Talking with Little Me
Honestly, I don’t know what normal eight-year-old children are supposed to think. Little me was probably more contemplative and thought-driven than average. Little me was entertained simply by being left alone, in the backseat of her father’s truck. She daydreamed about designing clothes, building homes, earning scholarships, and becoming a city leader. She thought about life because she feared death. She often felt as though she was barely escaping death, or perhaps she was hiding from it. Expired. Living beyond her intended time.
When I was eight-years-old, Little me cried herself to sleep on so many nights. Little me said prayers. Long, thought-out prayers, seeking redemption or release from constant struggle and slavery. Long before I contemplated arguing in courtrooms or in front of general assemblies, I debated my own deservings with God. I pleaded to go to sleep and wake up in a new, better life. I asked, in the alternative, to be adopted by a loving, beautiful, wealthy family that could pay for Little me to take piano lessons. Little me thought about the word, “justice,” what justice would like in her life. Little me was also totally terrified of contemplating a single bad thought about her captor. Little me’s final plea with God was to receive death rather than wake up without some very serious modification to her current condition.

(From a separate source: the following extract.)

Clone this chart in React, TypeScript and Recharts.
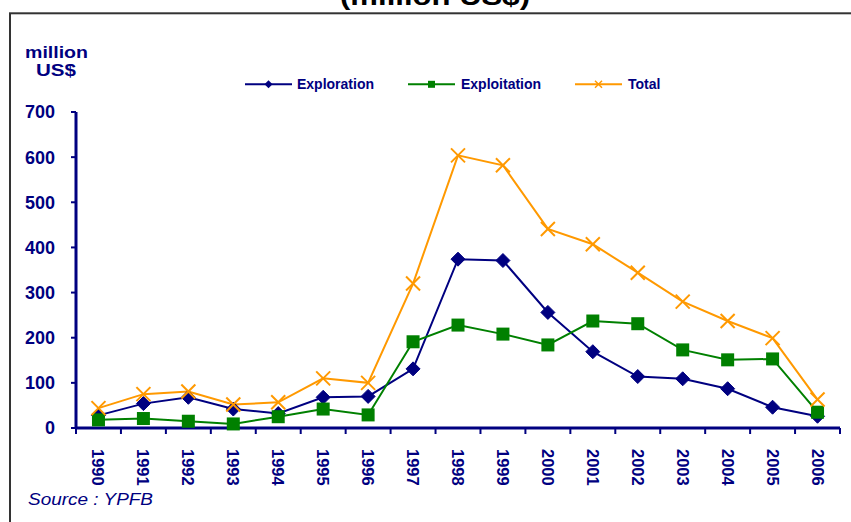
import React from 'react';
import { LineChart, Line, XAxis, YAxis } from 'recharts';

const years = ['1990', '1991', '1992', '1993', '1994', '1995', '1996', '1997', '1998', '1999', '2000', '2001', '2002', '2003', '2004', '2005', '2006'];
const exploration = [28, 54, 68, 42, 32, 68, 70, 131, 374, 371, 256, 169, 114, 109, 87, 46, 26];
const exploitation = [18, 21, 15, 9, 25, 42, 29, 191, 228, 208, 184, 237, 231, 173, 151, 153, 35];
const total = [44, 75, 81, 52, 57, 110, 100, 320, 604, 582, 441, 407, 344, 280, 237, 199, 63];
const yTicks = [0, 100, 200, 300, 400, 500, 600, 700];

const NAVY = '#000080';
const GREEN = '#008000';
const ORANGE = '#FF9900';
const FONT = "'Liberation Sans', Arial, Helvetica, sans-serif";

const data = years.map((year, i) => ({
  idx: i,
  year,
  exploration: exploration[i],
  exploitation: exploitation[i],
  total: total[i],
}));
const boundaryTicks = years.map((_, i) => i - 0.5).concat([years.length - 0.5]);
const labelTicks = years.map((_, i) => i);

const Diamond = (props: any) => {
  const { cx, cy, index } = props;
  if (cx == null || cy == null) return <g key={index} />;
  const r = 7;
  return (
    <polygon
      key={index}
      points={`${cx},${cy - r} ${cx + r},${cy} ${cx},${cy + r} ${cx - r},${cy}`}
      fill={NAVY}
      stroke={NAVY}
      strokeWidth={1}
    />
  );
};

const Square = (props: any) => {
  const { cx, cy, index } = props;
  if (cx == null || cy == null) return <g key={index} />;
  const r = 6.5;
  return <rect key={index} x={cx - r} y={cy - r} width={r * 2} height={r * 2} fill={GREEN} />;
};

const Cross = (props: any) => {
  const { cx, cy, index } = props;
  if (cx == null || cy == null) return <g key={index} />;
  const r = 7;
  return (
    <g key={index}>
      <line x1={cx - r} y1={cy - r} x2={cx + r} y2={cy + r} stroke={ORANGE} strokeWidth={2} />
      <line x1={cx - r} y1={cy + r} x2={cx + r} y2={cy - r} stroke={ORANGE} strokeWidth={2} />
    </g>
  );
};

const series = [
  { key: 'exploration', name: 'Exploration', color: NAVY, dot: Diamond, legendX: 245, textX: 297 },
  { key: 'exploitation', name: 'Exploitation', color: GREEN, dot: Square, legendX: 408, textX: 461 },
  { key: 'total', name: 'Total', color: ORANGE, dot: Cross, legendX: 575, textX: 628 },
];

const EmptyTick = () => <g />;

const YearTick = (props: any) => {
  const { x, y, payload } = props;
  const label = years[payload.value];
  if (label == null) return <g />;
  return (
    <text
      transform={`translate(${x - 6}, ${y + 1}) rotate(90)`}
      fontSize={16.5}
      fontWeight="bold"
      fontFamily={FONT}
      fill={NAVY}
      textAnchor="start"
    >
      {label}
    </text>
  );
};

const LegendMarker = ({ kind, x, y, color }: { kind: string; x: number; y: number; color: string }) => {
  if (kind === 'exploration') {
    const r = 4;
    return <polygon points={`${x},${y - r} ${x + r},${y} ${x},${y + r} ${x - r},${y}`} fill={color} />;
  }
  if (kind === 'exploitation') {
    return <rect x={x - 3.5} y={y - 3.5} width={7} height={7} fill={color} />;
  }
  const r = 3.5;
  return (
    <g>
      <line x1={x - r} y1={y - r} x2={x + r} y2={y + r} stroke={color} strokeWidth={1.5} />
      <line x1={x - r} y1={y + r} x2={x + r} y2={y - r} stroke={color} strokeWidth={1.5} />
    </g>
  );
};

export default function App() {
  return (
    <div style={{ position: 'absolute', left: 0, top: 0, width: 851, height: 522, background: '#fff', overflow: 'hidden' }}>
      <div style={{ position: 'absolute', left: 0, top: 0 }}>
        <LineChart width={851} height={522} data={data} margin={{ top: 112, right: 11, bottom: 24, left: 16 }}>
          <XAxis
            xAxisId={0}
            dataKey="idx"
            type="number"
            domain={[-0.5, 16.5]}
            ticks={boundaryTicks}
            interval={0}
            height={20}
            axisLine={{ stroke: NAVY, strokeWidth: 3 }}
            tickLine={{ stroke: NAVY, strokeWidth: 2 }}
            tickSize={6}
            tick={<EmptyTick />}
          />
          <XAxis
            xAxisId="lab"
            dataKey="idx"
            type="number"
            domain={[-0.5, 16.5]}
            ticks={labelTicks}
            interval={0}
            height={50}
            axisLine={false}
            tickLine={false}
            tickSize={0}
            tickMargin={0}
            tick={<YearTick />}
          />
          <YAxis
            domain={[0, 700]}
            ticks={yTicks}
            interval={0}
            width={60}
            axisLine={{ stroke: NAVY, strokeWidth: 3 }}
            tickLine={{ stroke: NAVY, strokeWidth: 2 }}
            tickSize={5}
            tickMargin={16}
            tick={{ fill: NAVY, fontSize: 18, fontWeight: 'bold', fontFamily: FONT }}
          />
          <Line
            xAxisId="lab"
            dataKey="total"
            stroke="none"
            dot={false}
            activeDot={false}
            legendType="none"
            isAnimationActive={false}
          />
          {series.map((s) => (
            <Line
              key={s.key}
              xAxisId={0}
              type="linear"
              dataKey={s.key}
              name={s.name}
              stroke={s.color}
              strokeWidth={2}
              dot={s.dot}
              activeDot={false}
              isAnimationActive={false}
            />
          ))}
        </LineChart>
      </div>
      <svg width={851} height={522} style={{ position: 'absolute', left: 0, top: 0, pointerEvents: 'none' }}>
        <rect x={10} y={13.3} width={900} height={600} fill="none" stroke="#333" strokeWidth={2} />
        <text x={435} y={5} fontSize={26} fontWeight="bold" fontFamily={FONT} fill="#000" textAnchor="middle" textLength={190} lengthAdjust="spacingAndGlyphs">
          (million US$)
        </text>
        <text x={56.5} y={58} fontSize={16} fontWeight="bold" fontFamily={FONT} fill={NAVY} textAnchor="middle" textLength={63} lengthAdjust="spacingAndGlyphs">
          million
        </text>
        <text x={56} y={75.5} fontSize={16} fontWeight="bold" fontFamily={FONT} fill={NAVY} textAnchor="middle" textLength={40} lengthAdjust="spacingAndGlyphs">
          US$
        </text>
        {series.map((s) => (
          <g key={s.key}>
            <line x1={s.legendX} y1={84.3} x2={s.legendX + 47} y2={84.3} stroke={s.color} strokeWidth={2} />
            <LegendMarker kind={s.key} x={s.legendX + 23.5} y={84.3} color={s.color} />
            <text x={s.textX} y={89.3} fontSize={14} fontWeight="bold" fontFamily={FONT} fill={NAVY}>
              {s.name}
            </text>
          </g>
        ))}
        <text x={28} y={505} fontSize={16.5} fontStyle="italic" fontFamily={FONT} fill={NAVY} textLength={125} lengthAdjust="spacingAndGlyphs">
          Source : YPFB
        </text>
      </svg>
    </div>
  );
}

I did not know it back then, but… normal eight-year-old children do not ask for death. “Normal,” or typical children, anyways. Children who have normal childhoods, without toxic stress and with moderate positive, strength-growing stress. Learning to lose without losing it. Learning to share surplus, not to split rations. Learning to clean up after making a mess of all-purpose flour, not to clean up to prevent outrageous outbursts by a Captor.

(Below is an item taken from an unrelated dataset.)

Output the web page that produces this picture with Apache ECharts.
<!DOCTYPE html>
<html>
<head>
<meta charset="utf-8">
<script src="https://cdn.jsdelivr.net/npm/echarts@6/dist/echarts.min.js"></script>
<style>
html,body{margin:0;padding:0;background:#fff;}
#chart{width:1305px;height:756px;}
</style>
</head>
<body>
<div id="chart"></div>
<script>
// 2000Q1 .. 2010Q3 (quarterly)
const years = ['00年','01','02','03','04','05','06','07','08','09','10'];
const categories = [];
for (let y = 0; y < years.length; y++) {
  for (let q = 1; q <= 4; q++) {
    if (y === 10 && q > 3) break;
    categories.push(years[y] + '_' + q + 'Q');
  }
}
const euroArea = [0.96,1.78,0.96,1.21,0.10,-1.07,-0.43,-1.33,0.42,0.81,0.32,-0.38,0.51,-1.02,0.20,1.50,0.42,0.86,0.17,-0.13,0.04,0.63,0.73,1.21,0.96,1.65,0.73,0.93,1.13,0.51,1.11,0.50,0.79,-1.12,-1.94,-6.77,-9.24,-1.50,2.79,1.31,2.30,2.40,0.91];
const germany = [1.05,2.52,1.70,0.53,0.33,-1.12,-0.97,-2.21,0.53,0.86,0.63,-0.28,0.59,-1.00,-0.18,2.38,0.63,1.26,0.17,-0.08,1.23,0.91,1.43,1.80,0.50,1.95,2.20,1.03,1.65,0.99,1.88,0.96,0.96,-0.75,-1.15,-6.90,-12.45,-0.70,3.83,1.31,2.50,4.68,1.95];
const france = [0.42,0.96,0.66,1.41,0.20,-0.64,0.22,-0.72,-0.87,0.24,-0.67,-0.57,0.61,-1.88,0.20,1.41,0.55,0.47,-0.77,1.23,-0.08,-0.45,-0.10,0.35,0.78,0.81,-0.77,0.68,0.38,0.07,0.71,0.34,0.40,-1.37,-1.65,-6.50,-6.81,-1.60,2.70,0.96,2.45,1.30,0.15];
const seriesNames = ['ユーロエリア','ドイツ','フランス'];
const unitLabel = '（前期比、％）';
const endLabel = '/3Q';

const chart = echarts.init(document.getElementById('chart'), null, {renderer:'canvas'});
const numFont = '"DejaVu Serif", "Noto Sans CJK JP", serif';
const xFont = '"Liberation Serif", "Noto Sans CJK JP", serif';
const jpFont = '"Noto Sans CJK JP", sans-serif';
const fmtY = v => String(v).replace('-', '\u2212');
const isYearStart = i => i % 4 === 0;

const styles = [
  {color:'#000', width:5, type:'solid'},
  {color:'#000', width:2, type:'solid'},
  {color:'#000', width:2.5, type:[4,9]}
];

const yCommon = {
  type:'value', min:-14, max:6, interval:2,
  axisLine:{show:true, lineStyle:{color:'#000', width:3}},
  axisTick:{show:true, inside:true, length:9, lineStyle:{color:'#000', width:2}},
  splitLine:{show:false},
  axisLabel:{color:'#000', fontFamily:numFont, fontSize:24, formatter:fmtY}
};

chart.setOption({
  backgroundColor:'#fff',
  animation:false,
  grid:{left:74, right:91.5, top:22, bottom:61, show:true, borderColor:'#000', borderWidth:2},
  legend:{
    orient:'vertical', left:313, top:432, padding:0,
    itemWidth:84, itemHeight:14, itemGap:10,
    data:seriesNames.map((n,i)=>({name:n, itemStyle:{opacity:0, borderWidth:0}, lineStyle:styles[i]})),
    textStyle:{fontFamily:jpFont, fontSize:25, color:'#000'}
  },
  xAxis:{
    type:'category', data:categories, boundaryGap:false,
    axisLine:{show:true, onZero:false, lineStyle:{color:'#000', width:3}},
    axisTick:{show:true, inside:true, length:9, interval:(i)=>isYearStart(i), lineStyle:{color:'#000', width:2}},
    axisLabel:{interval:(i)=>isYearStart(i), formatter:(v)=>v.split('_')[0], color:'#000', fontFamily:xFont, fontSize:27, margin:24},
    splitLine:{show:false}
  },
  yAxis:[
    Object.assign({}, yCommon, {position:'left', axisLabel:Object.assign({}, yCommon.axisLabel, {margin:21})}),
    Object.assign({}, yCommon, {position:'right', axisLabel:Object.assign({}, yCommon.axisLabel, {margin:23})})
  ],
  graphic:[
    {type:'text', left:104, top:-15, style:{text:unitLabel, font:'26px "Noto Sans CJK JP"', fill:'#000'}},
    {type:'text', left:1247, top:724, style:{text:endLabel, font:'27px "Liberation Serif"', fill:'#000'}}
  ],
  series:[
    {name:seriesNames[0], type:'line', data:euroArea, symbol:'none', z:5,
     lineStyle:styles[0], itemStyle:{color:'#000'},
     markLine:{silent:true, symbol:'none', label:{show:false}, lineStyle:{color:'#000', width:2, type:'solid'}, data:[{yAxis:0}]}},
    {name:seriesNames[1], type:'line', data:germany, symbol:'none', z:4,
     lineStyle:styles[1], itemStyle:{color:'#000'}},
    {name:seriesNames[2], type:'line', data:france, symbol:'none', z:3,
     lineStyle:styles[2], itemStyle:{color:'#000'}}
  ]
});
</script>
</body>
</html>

Little me was searching for signs from some higher being, hopeful that there was a being more powerful than Captor, someone to save her. No one saved Little Me.
When I hear Florence and the Machine, I imagine Little Me sitting here on the bed with me, hugging her knees tightly, hopelessly staring forward with feelings of despair and anger she tries to suppress. As the music speeds up and works towards its crescendo, I imagine taking her hand lightly and trying to pull her up onto the bed with me. Dance to survive. I can see her struggle as I try to pull her up, to stand firmly on her knees, to not be in so much pain, to dance with me. In my head, it looks like dancing, but it is actually a plea. I am begging Little Me to dance with me… because every dance is a winning fight.
Perhaps I am that higher being, that older, more self-aware consciousness that Little Me needs. I know she can do it. I can feel it. I am living it. I need her to see that Captor took all he could grab from her, but he could never take her soul. She is too precious. Not precious in a way that is easily broken. Precious in a way that deserves the utmost respect and love.
We all need someone to fight for us. Sometimes there is only ourselves.